*Task*:
Include in the output only the lines from the opening of the records through the line containing "(skt) at ([yshift=-10pt]sk.north)", each printed exactly; pictures are omitted.

===== Supplied records =====

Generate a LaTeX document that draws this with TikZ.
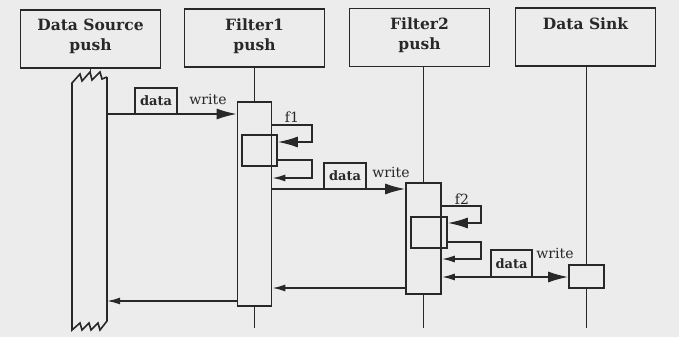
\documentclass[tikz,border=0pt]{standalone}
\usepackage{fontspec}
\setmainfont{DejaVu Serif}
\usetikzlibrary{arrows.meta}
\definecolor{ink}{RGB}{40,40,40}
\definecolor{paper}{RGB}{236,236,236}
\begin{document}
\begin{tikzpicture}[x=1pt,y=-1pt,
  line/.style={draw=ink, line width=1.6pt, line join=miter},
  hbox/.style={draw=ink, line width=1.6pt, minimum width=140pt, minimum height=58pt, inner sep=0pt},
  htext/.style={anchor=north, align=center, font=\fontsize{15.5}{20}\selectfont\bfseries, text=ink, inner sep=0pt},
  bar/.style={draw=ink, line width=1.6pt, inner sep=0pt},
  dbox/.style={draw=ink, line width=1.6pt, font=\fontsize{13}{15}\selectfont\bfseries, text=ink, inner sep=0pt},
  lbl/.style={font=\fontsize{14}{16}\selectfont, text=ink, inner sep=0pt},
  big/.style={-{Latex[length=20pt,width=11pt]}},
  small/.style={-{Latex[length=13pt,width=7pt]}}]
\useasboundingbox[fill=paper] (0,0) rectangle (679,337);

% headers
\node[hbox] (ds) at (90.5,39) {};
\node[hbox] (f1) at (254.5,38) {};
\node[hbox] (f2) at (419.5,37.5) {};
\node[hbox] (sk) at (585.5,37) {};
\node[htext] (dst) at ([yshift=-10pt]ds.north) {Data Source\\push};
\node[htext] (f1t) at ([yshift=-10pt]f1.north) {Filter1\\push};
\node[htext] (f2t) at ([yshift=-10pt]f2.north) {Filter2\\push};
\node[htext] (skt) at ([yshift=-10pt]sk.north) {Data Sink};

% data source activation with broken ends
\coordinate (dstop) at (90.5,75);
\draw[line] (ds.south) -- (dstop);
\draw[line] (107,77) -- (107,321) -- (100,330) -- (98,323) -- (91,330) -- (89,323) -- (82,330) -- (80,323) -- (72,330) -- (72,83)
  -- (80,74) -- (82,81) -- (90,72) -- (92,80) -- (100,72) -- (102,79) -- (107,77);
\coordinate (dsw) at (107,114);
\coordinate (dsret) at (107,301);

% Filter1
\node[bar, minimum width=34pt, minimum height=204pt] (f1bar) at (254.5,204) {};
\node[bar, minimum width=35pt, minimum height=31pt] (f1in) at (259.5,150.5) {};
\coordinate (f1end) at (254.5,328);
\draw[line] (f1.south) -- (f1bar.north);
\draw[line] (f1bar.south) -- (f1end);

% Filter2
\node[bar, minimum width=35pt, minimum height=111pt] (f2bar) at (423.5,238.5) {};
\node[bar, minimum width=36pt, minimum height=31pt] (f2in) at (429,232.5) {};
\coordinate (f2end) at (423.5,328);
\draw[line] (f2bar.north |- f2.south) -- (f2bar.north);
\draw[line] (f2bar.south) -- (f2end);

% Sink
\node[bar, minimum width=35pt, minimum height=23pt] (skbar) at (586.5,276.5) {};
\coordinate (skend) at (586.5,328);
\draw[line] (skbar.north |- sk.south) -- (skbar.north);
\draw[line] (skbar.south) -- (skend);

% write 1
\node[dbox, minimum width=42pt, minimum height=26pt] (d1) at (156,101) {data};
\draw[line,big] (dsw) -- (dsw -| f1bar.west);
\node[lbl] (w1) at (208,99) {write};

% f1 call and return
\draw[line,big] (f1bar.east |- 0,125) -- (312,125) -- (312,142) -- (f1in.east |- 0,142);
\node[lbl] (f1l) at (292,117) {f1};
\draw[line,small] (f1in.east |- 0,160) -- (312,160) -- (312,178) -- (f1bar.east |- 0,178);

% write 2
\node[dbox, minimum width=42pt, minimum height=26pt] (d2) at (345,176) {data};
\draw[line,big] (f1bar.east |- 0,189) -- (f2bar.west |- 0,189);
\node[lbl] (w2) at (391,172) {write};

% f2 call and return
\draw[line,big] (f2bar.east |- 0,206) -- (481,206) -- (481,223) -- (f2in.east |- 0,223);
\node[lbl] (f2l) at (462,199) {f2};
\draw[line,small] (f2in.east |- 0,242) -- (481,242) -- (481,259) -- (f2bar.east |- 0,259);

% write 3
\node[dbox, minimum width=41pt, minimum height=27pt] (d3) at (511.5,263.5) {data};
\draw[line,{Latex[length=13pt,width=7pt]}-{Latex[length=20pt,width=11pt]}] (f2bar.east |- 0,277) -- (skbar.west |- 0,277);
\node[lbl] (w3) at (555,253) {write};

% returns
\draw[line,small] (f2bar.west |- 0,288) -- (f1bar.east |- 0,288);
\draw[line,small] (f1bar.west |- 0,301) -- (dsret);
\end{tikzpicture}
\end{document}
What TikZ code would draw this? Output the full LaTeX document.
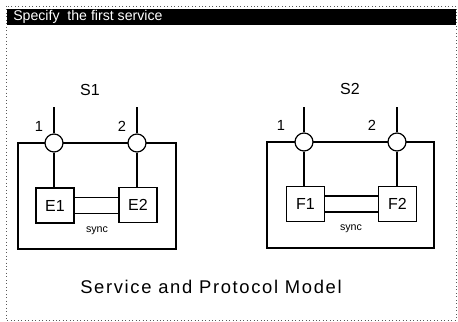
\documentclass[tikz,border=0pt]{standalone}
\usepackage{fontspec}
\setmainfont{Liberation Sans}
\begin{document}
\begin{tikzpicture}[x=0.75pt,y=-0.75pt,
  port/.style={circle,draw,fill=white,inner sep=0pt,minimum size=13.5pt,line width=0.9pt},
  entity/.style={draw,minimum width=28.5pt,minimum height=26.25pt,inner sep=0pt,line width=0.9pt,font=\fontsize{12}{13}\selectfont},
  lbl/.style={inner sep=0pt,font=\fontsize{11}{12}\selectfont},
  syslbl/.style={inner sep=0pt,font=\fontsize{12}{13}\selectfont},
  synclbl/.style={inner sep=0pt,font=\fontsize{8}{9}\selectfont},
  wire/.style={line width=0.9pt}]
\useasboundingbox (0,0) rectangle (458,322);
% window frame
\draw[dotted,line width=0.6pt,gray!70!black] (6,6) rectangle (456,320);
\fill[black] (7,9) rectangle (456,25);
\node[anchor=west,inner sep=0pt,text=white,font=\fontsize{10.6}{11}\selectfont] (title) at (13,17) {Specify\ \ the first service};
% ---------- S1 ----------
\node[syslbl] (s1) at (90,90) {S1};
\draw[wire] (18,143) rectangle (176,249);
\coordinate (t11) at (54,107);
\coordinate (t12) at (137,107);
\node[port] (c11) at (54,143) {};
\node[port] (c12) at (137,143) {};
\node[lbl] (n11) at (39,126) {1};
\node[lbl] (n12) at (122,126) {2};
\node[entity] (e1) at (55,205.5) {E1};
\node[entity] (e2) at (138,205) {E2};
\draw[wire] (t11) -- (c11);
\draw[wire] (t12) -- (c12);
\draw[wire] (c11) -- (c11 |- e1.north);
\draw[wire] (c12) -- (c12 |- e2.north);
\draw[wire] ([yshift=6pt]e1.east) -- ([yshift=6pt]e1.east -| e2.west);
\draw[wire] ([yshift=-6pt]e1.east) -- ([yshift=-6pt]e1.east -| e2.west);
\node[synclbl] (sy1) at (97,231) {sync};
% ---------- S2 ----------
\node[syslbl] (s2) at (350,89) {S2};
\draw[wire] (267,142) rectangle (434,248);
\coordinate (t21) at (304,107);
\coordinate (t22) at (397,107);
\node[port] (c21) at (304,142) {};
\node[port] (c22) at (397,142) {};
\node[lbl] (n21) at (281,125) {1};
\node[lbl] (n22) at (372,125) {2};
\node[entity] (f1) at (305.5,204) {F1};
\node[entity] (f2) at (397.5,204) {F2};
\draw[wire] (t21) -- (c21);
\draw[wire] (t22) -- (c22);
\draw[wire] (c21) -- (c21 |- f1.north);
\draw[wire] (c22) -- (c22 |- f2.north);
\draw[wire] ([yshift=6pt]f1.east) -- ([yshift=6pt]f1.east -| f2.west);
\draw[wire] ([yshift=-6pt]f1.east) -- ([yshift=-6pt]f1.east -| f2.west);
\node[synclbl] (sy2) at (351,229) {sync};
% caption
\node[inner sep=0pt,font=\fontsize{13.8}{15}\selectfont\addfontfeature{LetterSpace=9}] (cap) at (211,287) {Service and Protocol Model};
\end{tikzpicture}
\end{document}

=====

*Result of the task*:
Generate a LaTeX document that draws this with TikZ.
\documentclass[tikz,border=0pt]{standalone}
\usepackage{fontspec}
\setmainfont{DejaVu Serif}
\usetikzlibrary{arrows.meta}
\definecolor{ink}{RGB}{40,40,40}
\definecolor{paper}{RGB}{236,236,236}
\begin{document}
\begin{tikzpicture}[x=1pt,y=-1pt,
  line/.style={draw=ink, line width=1.6pt, line join=miter},
  hbox/.style={draw=ink, line width=1.6pt, minimum width=140pt, minimum height=58pt, inner sep=0pt},
  htext/.style={anchor=north, align=center, font=\fontsize{15.5}{20}\selectfont\bfseries, text=ink, inner sep=0pt},
  bar/.style={draw=ink, line width=1.6pt, inner sep=0pt},
  dbox/.style={draw=ink, line width=1.6pt, font=\fontsize{13}{15}\selectfont\bfseries, text=ink, inner sep=0pt},
  lbl/.style={font=\fontsize{14}{16}\selectfont, text=ink, inner sep=0pt},
  big/.style={-{Latex[length=20pt,width=11pt]}},
  small/.style={-{Latex[length=13pt,width=7pt]}}]
\useasboundingbox[fill=paper] (0,0) rectangle (679,337);

% headers
\node[hbox] (ds) at (90.5,39) {};
\node[hbox] (f1) at (254.5,38) {};
\node[hbox] (f2) at (419.5,37.5) {};
\node[hbox] (sk) at (585.5,37) {};
\node[htext] (dst) at ([yshift=-10pt]ds.north) {Data Source\\push};
\node[htext] (f1t) at ([yshift=-10pt]f1.north) {Filter1\\push};
\node[htext] (f2t) at ([yshift=-10pt]f2.north) {Filter2\\push};
\node[htext] (skt) at ([yshift=-10pt]sk.north) {Data Sink};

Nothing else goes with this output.